Since the Equifax decision was made as a result of a breach from a parent company in a different country, the conversation turned toward the OPC’s revisions of its trans-border data flow policy position. In its announcement for the consultation, the OPC touched upon the topic of consent, and it is one that Brown believes is noteworthy for Canadian businesses.

“Companies may need consent in order to transfer data across borders,” Brown said. “This would be a new and significant thing for companies to do deal with.”

Banks added that the appearance of consent in the trans-border consultation is the next evolutionary step for Canadian privacy law. Banks said there has been a strong emphasis on consent, with one of the more notable examples coming from last year's Meaningful Consent Guidelines.

While PIPEDA and consent talk filled up a good portion of the evening, discussion about Canadian privacy rules would not be complete without Canada’s Anti-Spam Legislation.  

Brown cited an instance when the Canadian Radio-television and Telecommunications Commission penalized Datablocks and Sunlight Media for CASL violations. The two companies were fined a combined $250,000 for “allegedly aiding in the installation of malicious computer programs … through the distribution of online advertising.”

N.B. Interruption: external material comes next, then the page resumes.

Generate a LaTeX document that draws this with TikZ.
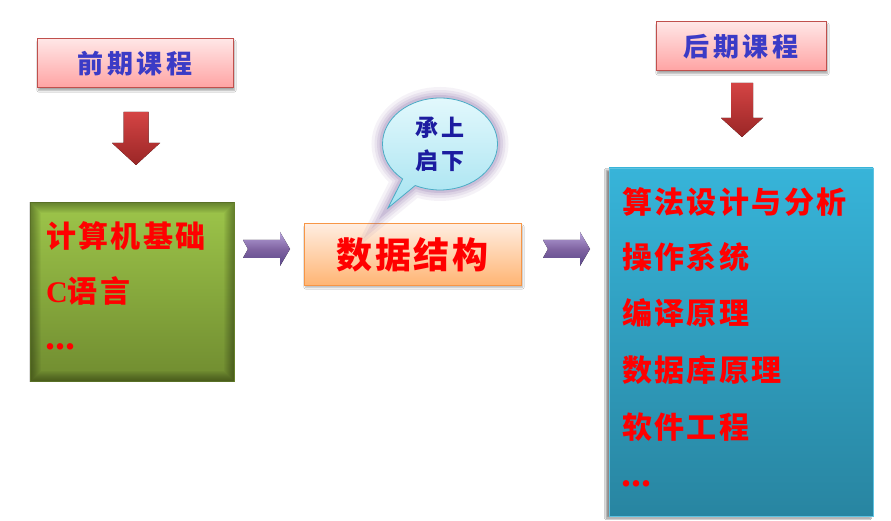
\documentclass[tikz,border=0pt]{standalone}
\usepackage{fontspec}
\newfontfamily\cjk[LetterSpace=8]{Noto Sans CJK SC}
\newfontfamily\cjkwide[LetterSpace=14]{Noto Sans CJK SC}
\newfontfamily\serifb{Liberation Serif}
\usetikzlibrary{shapes.callouts,shadows.blur}
\definecolor{pinkTop}{HTML}{FFE6E6}
\definecolor{pinkBot}{HTML}{FFA3A3}
\definecolor{pinkBorder}{HTML}{C0504D}
\definecolor{hdrBlue}{HTML}{3B3BC6}
\definecolor{arrTop}{HTML}{D44444}
\definecolor{arrBot}{HTML}{9A2626}
\definecolor{greenTop}{HTML}{9DC54A}
\definecolor{greenBot}{HTML}{708C30}
\definecolor{greenBorder}{HTML}{8AAE3E}
\definecolor{txtRed}{HTML}{FF0000}
\definecolor{purTop}{HTML}{B6A2DA}
\definecolor{purMid}{HTML}{8064A2}
\definecolor{purBot}{HTML}{5A4688}
\definecolor{orTop}{HTML}{FFEDE0}
\definecolor{orBot}{HTML}{FFB574}
\definecolor{orBorder}{HTML}{F79646}
\definecolor{bubTop}{HTML}{E2F8FC}
\definecolor{bubBot}{HTML}{A6E3F1}
\definecolor{bubBorder}{HTML}{4BACC6}
\definecolor{bubText}{HTML}{1C1CA0}
\definecolor{glow}{HTML}{8064A2}
\definecolor{bluTop}{HTML}{37B4D9}
\definecolor{bluBot}{HTML}{2885A1}
\tikzset{
  hdr/.style={draw=pinkBorder, line width=1pt, top color=pinkTop, bottom color=pinkBot,
    minimum height=49pt, inner sep=0pt,
    blur shadow={shadow xshift=1.5pt, shadow yshift=-2.5pt, shadow blur steps=6, shadow opacity=35},
    font=\cjkwide\bfseries\fontsize{26}{30}\selectfont, text=hdrBlue},
  redtxt/.style={anchor=west, inner sep=0pt, text=txtRed, font=\cjk\bfseries\fontsize{30}{34}\selectfont},
  dots/.style={anchor=west, inner sep=0pt, text=txtRed, font=\serifb\bfseries\fontsize{40}{40}\selectfont},
  pics/downarr/.style args={#1/#2/#3/#4}{code={
    \fill[top color=arrTop, bottom color=arrBot]
      (-#1,0) -- (#1,0) -- (#1,#2) -- (#3,#2) -- (0,{#2+#4}) -- (-#3,#2) -- (-#1,#2) -- cycle;}},
  pics/purarr/.style={code={
    \fill[top color=purTop, bottom color=purBot, middle color=purMid]
      (0,-9) -- (37,-9) -- (37,-17) -- (47,0) -- (37,17) -- (37,9) -- (0,9) -- (5,0) -- cycle;}},
  bub/.style={ellipse callout, callout absolute pointer={(388,208)}, minimum width=115pt, minimum height=92pt}
}
\begin{document}
\begin{tikzpicture}[x=1pt,y=-1pt]
\useasboundingbox[fill=white] (0,0) rectangle (891,521);

% headers
\node[hdr, minimum width=196pt] (pre) at (135,63.5) {前期课程};
\node[hdr, minimum width=170pt] (post) at (741,46.5) {后期课程};

% down arrows
\pic at (136,112) {downarr={12.5/31/24/22}};
\pic at (742,83) {downarr={11/35/21/19}};

% green box
\node[draw=greenBorder, line width=1pt, top color=greenTop, bottom color=greenBot,
  minimum width=204pt, minimum height=178pt, inner sep=0pt] (pre box) at (132,292) {};
\begin{scope}
  \clip (pre box.north west) rectangle (pre box.south east);
  \foreach \w in {2,4,...,22}
    \draw[line width=\w pt, draw=black, draw opacity=0.035] (pre box.north west) rectangle (pre box.south east);
\end{scope}
\node[redtxt] (c1) at (46,236) {计算机基础};
\node[redtxt] (c2) at (46,291) {{\serifb\bfseries C}语言};
\node[dots] (c3) at (45,347) {...};

% purple arrows
\pic at (243,249) {purarr};
\pic at (543,249) {purarr};

% data structure box
\node[draw=orBorder, line width=1pt, top color=orTop, bottom color=orBot,
  minimum width=217pt, minimum height=61pt, inner sep=0pt,
  blur shadow={shadow xshift=1.5pt, shadow yshift=-2.5pt, shadow blur steps=6, shadow opacity=30},
  text=txtRed, font=\cjk\bfseries\fontsize{36}{40}\selectfont] (ds) at (412.5,254.5) {数据结构};

% speech bubble with glow
\foreach \w/\o in {22/0.08,16/0.10,11/0.13,6/0.18}
  \node[bub, draw=glow, line width=\w pt, draw opacity=\o] (glow\w) at (440,144) {};
\node[bub, draw=bubBorder, line width=0.8pt, top color=bubTop, bottom color=bubBot,
  text=bubText, align=center, inner sep=0pt,
  font=\cjkwide\bfseries\fontsize{23}{33}\selectfont] (bubble) at (440,144) {承上\\启下};

% blue box
\node[draw=bluTop!80!white, line width=0.6pt, top color=bluTop, bottom color=bluBot,
  minimum width=264pt, minimum height=348pt, inner sep=0pt,
  blur shadow={shadow xshift=-3pt, shadow yshift=-2pt, shadow blur steps=6, shadow opacity=45}] (post box) at (741,342) {};
\node[redtxt] (d1) at (622,202) {算法设计与分析};
\node[redtxt] (d2) at (622,257) {操作系统};
\node[redtxt] (d3) at (622,313) {编译原理};
\node[redtxt] (d4) at (622,370) {数据库原理};
\node[redtxt] (d5) at (622,427) {软件工程};
\node[dots] (d6) at (621,484) {...};
\end{tikzpicture}
\end{document}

The bad actors injected malicious links into ads that sent victims to malware-infused sites; however, Brown noted that these parties were several steps removed from Datablocks and Sunlight. Despite the degrees of separation, the CRTC determined the two organizations did not do enough to stop the attacks from occurring.

Brown felt the ruling set a bad precedent.

“[The CRTC] have taken this hard-line approach,” Brown said. “This is concerning. It looks like to me that they are going to take the easy way out. They are going after companies with any sort of capital and saying, ‘We are going to fine you because going after the people who are really doing this is really hard.’ They are saying, ‘You are going to do our job for us and stop these bad actors yourselves.’”

Kosmala wrapped up the evening by asking the panel whether Canada will drift more toward a privacy model that mirrors the European Union or if it will find a solution that is “authentically Canadian.” Banks believes “it’s going to be a long time before we see legislative changes,” but notes that public sentiment may sway Canada toward the EU, even if the country’s laws are not altered.

Canada has become increasingly resistant to free-flowing borders, and part of the hesitation comes from the perceived way the U.S. uses data, which is why the Sidewalk Labs smart-city project has attracted so much controversy, Banks explained.

The debate around privacy is not going anywhere in Canada, as evidenced by the litany of topics covered during the 90-minute session, and privacy professionals in the Great White North can likely expect those issues to get their fair share of press with the federal elections right around the corner.